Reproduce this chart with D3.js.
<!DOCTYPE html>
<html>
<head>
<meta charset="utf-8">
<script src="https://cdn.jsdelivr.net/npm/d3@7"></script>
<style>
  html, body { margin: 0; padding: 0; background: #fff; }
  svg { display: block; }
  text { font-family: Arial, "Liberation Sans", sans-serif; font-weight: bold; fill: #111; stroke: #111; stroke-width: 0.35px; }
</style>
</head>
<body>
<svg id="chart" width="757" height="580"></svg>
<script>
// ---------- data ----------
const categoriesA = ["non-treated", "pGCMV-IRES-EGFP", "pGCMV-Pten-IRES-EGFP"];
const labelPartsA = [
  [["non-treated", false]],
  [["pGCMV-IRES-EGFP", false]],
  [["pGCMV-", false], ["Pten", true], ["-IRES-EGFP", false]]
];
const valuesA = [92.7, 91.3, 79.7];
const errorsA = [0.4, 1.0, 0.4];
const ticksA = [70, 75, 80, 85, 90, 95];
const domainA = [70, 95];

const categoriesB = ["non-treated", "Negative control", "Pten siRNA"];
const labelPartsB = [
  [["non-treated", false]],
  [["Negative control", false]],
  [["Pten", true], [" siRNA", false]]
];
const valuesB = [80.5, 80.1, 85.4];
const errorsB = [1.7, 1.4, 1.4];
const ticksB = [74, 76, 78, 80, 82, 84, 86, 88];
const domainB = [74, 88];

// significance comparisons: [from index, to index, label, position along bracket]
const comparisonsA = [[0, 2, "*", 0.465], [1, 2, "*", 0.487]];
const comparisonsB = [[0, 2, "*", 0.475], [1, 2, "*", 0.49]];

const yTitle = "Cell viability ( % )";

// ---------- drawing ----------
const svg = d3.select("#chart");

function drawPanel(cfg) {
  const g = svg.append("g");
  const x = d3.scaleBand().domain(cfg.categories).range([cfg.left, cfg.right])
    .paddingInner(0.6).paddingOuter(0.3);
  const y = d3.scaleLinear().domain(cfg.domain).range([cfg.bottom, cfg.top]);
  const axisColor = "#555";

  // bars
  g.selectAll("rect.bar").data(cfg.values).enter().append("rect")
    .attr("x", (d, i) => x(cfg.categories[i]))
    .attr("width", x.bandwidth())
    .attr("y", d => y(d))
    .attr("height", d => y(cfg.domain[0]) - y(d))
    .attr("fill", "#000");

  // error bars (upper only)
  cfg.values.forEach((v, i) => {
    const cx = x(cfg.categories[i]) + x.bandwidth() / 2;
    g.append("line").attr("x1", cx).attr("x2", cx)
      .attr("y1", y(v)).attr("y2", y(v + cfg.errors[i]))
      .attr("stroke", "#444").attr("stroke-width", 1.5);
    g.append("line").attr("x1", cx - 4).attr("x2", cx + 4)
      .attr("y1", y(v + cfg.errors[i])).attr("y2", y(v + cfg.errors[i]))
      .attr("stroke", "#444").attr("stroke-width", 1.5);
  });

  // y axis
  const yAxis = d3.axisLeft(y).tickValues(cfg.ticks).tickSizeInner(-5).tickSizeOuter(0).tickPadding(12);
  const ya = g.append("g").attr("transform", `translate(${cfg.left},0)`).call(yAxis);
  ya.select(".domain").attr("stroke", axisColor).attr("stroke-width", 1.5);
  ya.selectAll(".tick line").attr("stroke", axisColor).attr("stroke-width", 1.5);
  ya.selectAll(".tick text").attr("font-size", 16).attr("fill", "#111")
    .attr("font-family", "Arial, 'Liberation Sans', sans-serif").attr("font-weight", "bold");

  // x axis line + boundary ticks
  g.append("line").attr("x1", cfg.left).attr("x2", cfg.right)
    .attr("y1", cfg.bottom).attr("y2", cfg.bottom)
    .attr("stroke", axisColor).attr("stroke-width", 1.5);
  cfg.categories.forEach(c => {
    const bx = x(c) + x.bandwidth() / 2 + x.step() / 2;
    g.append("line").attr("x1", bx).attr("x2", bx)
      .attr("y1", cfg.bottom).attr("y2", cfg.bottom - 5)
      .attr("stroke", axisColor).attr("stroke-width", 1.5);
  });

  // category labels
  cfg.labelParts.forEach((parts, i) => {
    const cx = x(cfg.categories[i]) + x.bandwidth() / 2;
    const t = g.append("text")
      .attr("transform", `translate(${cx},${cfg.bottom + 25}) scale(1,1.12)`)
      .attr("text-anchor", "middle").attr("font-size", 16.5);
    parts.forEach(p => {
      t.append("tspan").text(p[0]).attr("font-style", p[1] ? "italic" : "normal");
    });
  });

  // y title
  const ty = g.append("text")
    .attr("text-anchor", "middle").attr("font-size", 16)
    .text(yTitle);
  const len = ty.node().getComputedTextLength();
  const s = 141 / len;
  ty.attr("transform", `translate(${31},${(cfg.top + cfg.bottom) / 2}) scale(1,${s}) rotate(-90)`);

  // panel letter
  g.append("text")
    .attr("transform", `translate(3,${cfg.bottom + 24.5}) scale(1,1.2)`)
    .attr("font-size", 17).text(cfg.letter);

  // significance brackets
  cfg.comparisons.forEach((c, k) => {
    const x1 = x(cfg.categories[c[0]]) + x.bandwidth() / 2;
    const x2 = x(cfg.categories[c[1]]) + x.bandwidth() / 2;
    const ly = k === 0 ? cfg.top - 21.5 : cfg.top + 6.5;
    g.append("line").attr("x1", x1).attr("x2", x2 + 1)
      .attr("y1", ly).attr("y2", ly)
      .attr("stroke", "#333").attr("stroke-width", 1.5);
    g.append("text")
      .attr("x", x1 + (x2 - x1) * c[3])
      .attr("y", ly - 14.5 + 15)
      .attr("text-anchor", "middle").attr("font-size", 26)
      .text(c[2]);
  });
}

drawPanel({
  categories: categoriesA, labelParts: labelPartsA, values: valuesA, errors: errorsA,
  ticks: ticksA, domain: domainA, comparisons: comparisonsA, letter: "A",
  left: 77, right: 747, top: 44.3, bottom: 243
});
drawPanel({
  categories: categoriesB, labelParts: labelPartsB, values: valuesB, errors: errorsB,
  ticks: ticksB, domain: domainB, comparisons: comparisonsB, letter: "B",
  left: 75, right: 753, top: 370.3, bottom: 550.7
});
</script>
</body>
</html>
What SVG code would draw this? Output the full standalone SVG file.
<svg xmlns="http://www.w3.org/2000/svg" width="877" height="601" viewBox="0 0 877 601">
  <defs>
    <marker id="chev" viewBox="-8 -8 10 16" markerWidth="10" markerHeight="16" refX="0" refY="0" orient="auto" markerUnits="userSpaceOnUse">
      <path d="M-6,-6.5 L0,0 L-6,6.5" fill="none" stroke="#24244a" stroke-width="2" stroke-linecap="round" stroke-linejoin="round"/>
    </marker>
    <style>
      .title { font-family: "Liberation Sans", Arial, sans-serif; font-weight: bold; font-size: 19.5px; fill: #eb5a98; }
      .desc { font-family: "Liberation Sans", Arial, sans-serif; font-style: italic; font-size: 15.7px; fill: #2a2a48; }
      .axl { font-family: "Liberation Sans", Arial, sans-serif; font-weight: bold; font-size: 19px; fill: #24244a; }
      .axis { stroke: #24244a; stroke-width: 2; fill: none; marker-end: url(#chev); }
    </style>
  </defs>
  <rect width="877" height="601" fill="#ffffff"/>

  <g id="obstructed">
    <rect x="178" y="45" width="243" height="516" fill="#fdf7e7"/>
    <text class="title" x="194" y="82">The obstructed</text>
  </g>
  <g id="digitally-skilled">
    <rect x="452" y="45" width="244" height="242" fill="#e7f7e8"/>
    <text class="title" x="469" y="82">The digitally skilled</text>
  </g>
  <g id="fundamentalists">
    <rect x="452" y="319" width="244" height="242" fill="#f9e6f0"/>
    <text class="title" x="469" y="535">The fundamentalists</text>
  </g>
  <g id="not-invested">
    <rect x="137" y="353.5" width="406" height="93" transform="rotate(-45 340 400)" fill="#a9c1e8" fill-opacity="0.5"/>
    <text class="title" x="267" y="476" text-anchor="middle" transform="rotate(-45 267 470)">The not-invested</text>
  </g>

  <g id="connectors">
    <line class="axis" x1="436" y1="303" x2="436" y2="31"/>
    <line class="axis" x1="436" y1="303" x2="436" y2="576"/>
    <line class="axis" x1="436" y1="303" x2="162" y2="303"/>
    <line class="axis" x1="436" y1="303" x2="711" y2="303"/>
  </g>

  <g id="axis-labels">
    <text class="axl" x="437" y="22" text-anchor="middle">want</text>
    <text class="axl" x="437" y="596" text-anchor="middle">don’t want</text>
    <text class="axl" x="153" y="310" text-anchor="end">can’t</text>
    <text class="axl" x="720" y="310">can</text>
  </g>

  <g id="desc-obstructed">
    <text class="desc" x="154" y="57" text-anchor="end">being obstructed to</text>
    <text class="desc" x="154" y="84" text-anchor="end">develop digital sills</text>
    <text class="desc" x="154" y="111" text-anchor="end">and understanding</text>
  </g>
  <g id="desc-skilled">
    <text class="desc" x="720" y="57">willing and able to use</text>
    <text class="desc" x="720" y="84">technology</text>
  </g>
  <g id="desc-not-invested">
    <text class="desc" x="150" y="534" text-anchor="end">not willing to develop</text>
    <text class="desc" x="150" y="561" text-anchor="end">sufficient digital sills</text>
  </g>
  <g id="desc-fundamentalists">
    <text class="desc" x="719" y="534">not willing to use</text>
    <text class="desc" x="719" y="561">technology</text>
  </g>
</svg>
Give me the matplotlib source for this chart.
◇ ◇ ◇ ◇
- _Challenge_
Look above for every line with the word "this" and copy it.

- _Exercise answer_
Reproduce this chart with D3.js.
What SVG code would draw this? Output the full standalone SVG file.
Give me the matplotlib source for this chart.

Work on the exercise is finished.